1-Dosyadaki yazılara, mahkemece uyulan bozma kararı doğrultusunda inceleme yapılıp hüküm verilmiş olmasına, delillerin takdirinde bir isabetsizlik bulunmamasına, asıl davanın davalısı-birleşen davanın davacısının temyiz itirazlarının reddi gerekmiştir.
2-Asıl davanın davacılarının-birleşen davanın davalılarının temyiz itirazları ise İİK’nın 72/5. maddesinde düzenlenen kötü niyet tazminatı taleplerine ilişkindir. Mahkemece yukarıda belirtilen gerekçe ile bu yöndeki istemin reddine karar verilmiş ise de hükmüne uyulan Dairemiz 22.02.2007 tarihli bozma ilamında sonuç kısmında “davacının temyiz itirazlarının şimdilik incelenmesine yer olmadığına” denilmiş olup davacılar vekilinin bozma ilamına esas ilk hükme yönelik kötü niyet tazminatına ilişkin temyiz itirazları anılan bozma ilamında incelenip değerlendirilmediğinden davalı aleyhine kötü niyet tazminatı verilmeyeceğine dair usulü kazanılmış hak oluşmadığı gözetilmeden yanılgılı değerlendirme ve gerekçe ile davacıların bu yöndeki taleplerinin reddi doğru görülmemiştir. Kaldı ki, davalının davacılar hakkında icra takibine ve davaya konu senedi sahte olarak tanzim etmek suçunu işlediği mahkeme kararı ile sabittir. Bu durumda asıl davanın davacıları lehine yasal koşulları oluştuğundan İİK’nın 72/5. maddesi hükmü uyarınca kötü niyet tazminatına hükmedilmesi gerekirken yazılı şekilde reddine karar verilmesi doğru görülmemiş, bu husus bozmayı gerektirmiştir.

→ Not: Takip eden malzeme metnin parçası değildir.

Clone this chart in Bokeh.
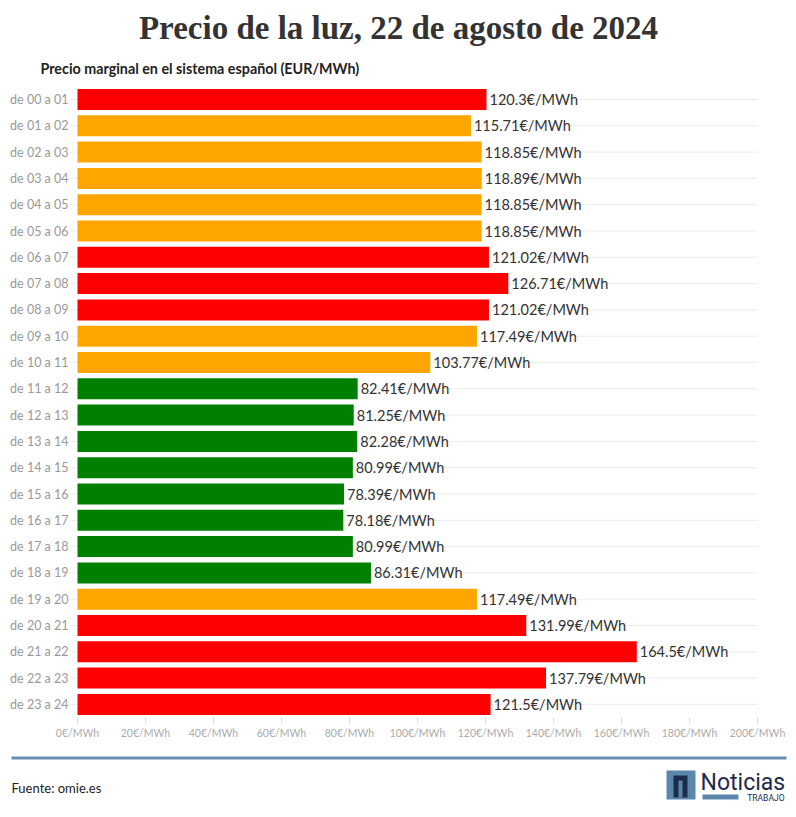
from bokeh.plotting import figure
from bokeh.models import ColumnDataSource, Range1d, Label, BoxAnnotation
from bokeh.embed import file_html
from bokeh.resources import INLINE
from bokeh.core.properties import value

title_text = "Precio de la luz, 22 de agosto de 2024"
subtitle_text = "Precio marginal en el sistema español (EUR/MWh)"
source_text = "Fuente: omie.es"

hours = ["de 00 a 01", "de 01 a 02", "de 02 a 03", "de 03 a 04", "de 04 a 05",
         "de 05 a 06", "de 06 a 07", "de 07 a 08", "de 08 a 09", "de 09 a 10",
         "de 10 a 11", "de 11 a 12", "de 12 a 13", "de 13 a 14", "de 14 a 15",
         "de 15 a 16", "de 16 a 17", "de 17 a 18", "de 18 a 19", "de 19 a 20",
         "de 20 a 21", "de 21 a 22", "de 22 a 23", "de 23 a 24"]
prices = [120.3, 115.71, 118.85, 118.89, 118.85, 118.85, 121.02, 126.71,
          121.02, 117.49, 103.77, 82.41, 81.25, 82.28, 80.99, 78.39, 78.18,
          80.99, 86.31, 117.49, 131.99, 164.5, 137.79, 121.5]
bar_colors = ["#ff0000", "#ffa500", "#ffa500", "#ffa500", "#ffa500", "#ffa500",
              "#ff0000", "#ff0000", "#ff0000", "#ffa500", "#ffa500", "#008000",
              "#008000", "#008000", "#008000", "#008000", "#008000", "#008000",
              "#008000", "#ffa500", "#ff0000", "#ff0000", "#ff0000", "#ff0000"]
x_ticks = [0, 20, 40, 60, 80, 100, 120, 140, 160, 180, 200]
x_tick_labels = ["0€/MWh", "20€/MWh", "40€/MWh", "60€/MWh", "80€/MWh", "100€/MWh",
                 "120€/MWh", "140€/MWh", "160€/MWh", "180€/MWh", "200€/MWh"]

# ---------------- layout (pixels) ----------------
W, H = 790, 812
X0, PX = 77, 3.4            # pixel of value 0, pixels per €/MWh
Y0, ROW = 99, 26.3          # pixel centre of first row, row pitch
SANS = "Lato"
NAVY = "#1d2c4d"
LOGO_BLUE = "#5a87ab"


def yv(Y):                  # page pixel -> row units
    return (Y - Y0) / ROW


x_range = Range1d(-X0 / PX, (W - X0) / PX)
y_range = Range1d(yv(H), yv(0))     # reversed: first hour on top
x_max = x_ticks[-1]
rows = list(range(len(hours)))

src = ColumnDataSource(dict(row=rows, hour=hours, price=prices, color=bar_colors,
                            label=[f"{v}€/MWh" for v in prices]))

p = figure(width=W, height=H, x_range=x_range, y_range=y_range,
           x_axis_type=None, y_axis_type=None, toolbar_location=None,
           output_backend="svg", min_border=0, outline_line_color=None)
p.grid.visible = False

# horizontal grid lines + y tick marks
p.segment(x0=[-8 / PX] * len(rows), x1=[x_max] * len(rows), y0=rows, y1=rows,
          line_color="#ececec", line_width=1)
# bars
p.hbar(y="row", right="price", left=0, height=0.8, color="color", line_color=None, source=src)
# value labels
p.text(x="price", y="row", text="label", source=src, x_offset=3,
       text_baseline="middle", text_align="left", text_font=value(SANS),
       text_font_size="14.5px", text_color="#333333")
# category labels
p.text(x=0, y="row", text="hour", source=src, x_offset=-9,
       text_baseline="middle", text_align="right", text_font=value(SANS),
       text_font_size="12.5px", text_color="#999999")
# x ticks and labels
p.segment(x0=x_ticks, x1=x_ticks, y0=[yv(717)] * len(x_ticks), y1=[yv(723)] * len(x_ticks),
          line_color="#dddddd", line_width=1)
p.text(x=x_ticks, y=[yv(732)] * len(x_ticks), text=x_tick_labels,
       text_baseline="middle", text_align="center", text_font=value(SANS),
       text_font_size="10.5px", text_color="#aaaaaa")


# ---------------- header / footer (screen units, frame = whole canvas) ----------------
def sx(X):
    return X


def sy(Y):
    return H - Y


def label(X, Y, text, **kw):
    p.add_layout(Label(x=sx(X), y=sy(Y), x_units="screen", y_units="screen", text=text, **kw))


def box(L, R, T, B, color):
    p.add_layout(BoxAnnotation(left=sx(L), right=sx(R), top=sy(T), bottom=sy(B),
                               left_units="screen", right_units="screen",
                               top_units="screen", bottom_units="screen",
                               fill_color=color, fill_alpha=1, line_color=None))


label(398, 27, title_text, text_align="center", text_baseline="middle",
      text_font="Liberation Serif", text_font_size="33px", text_font_style="bold",
      text_color="#333333")
label(40, 68, subtitle_text, text_align="left", text_baseline="middle",
      text_font=SANS, text_font_size="14.3px", text_font_style="bold", text_color="#222222")

box(11, 786, 756, 759, "#6a8fad")
label(11, 787, source_text, text_align="left", text_baseline="middle",
      text_font=SANS, text_font_size="13px", text_color="#222222")

# logo: blue square with a blocky navy "n" mark
box(666, 695, 770, 799, LOGO_BLUE)
box(673, 687, 775, 797, NAVY)
box(678, 682, 780, 797, LOGO_BLUE)
label(700, 782, "Noticias", text_align="left", text_baseline="middle",
      text_font="Roboto", text_font_size="23px", text_color=NAVY)
box(702, 738, 794, 799, LOGO_BLUE)
label(784, 797, "TRABAJO", text_align="right", text_baseline="middle",
      text_font="Roboto", text_font_size="8.5px", text_color=NAVY)

open("out.html", "w").write(file_html(p, INLINE))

SONUÇ:Yukarıda (1) nolu bentte açıklanan nedenlerle asıl davanın davalısı birleşen davanın davacısı vekilinin temyiz itirazlarının reddine, (2) nolu bentte açıklanan nedenlerle asıl davanın davacıları birleşen davanın davalıları vekilinin temyiz itirazlarının kabulü ile hükmün BOZULMASINA, peşin harcın istek halinde iadesine, 26.11.2014 gününde oybirliğiyle karar verildi.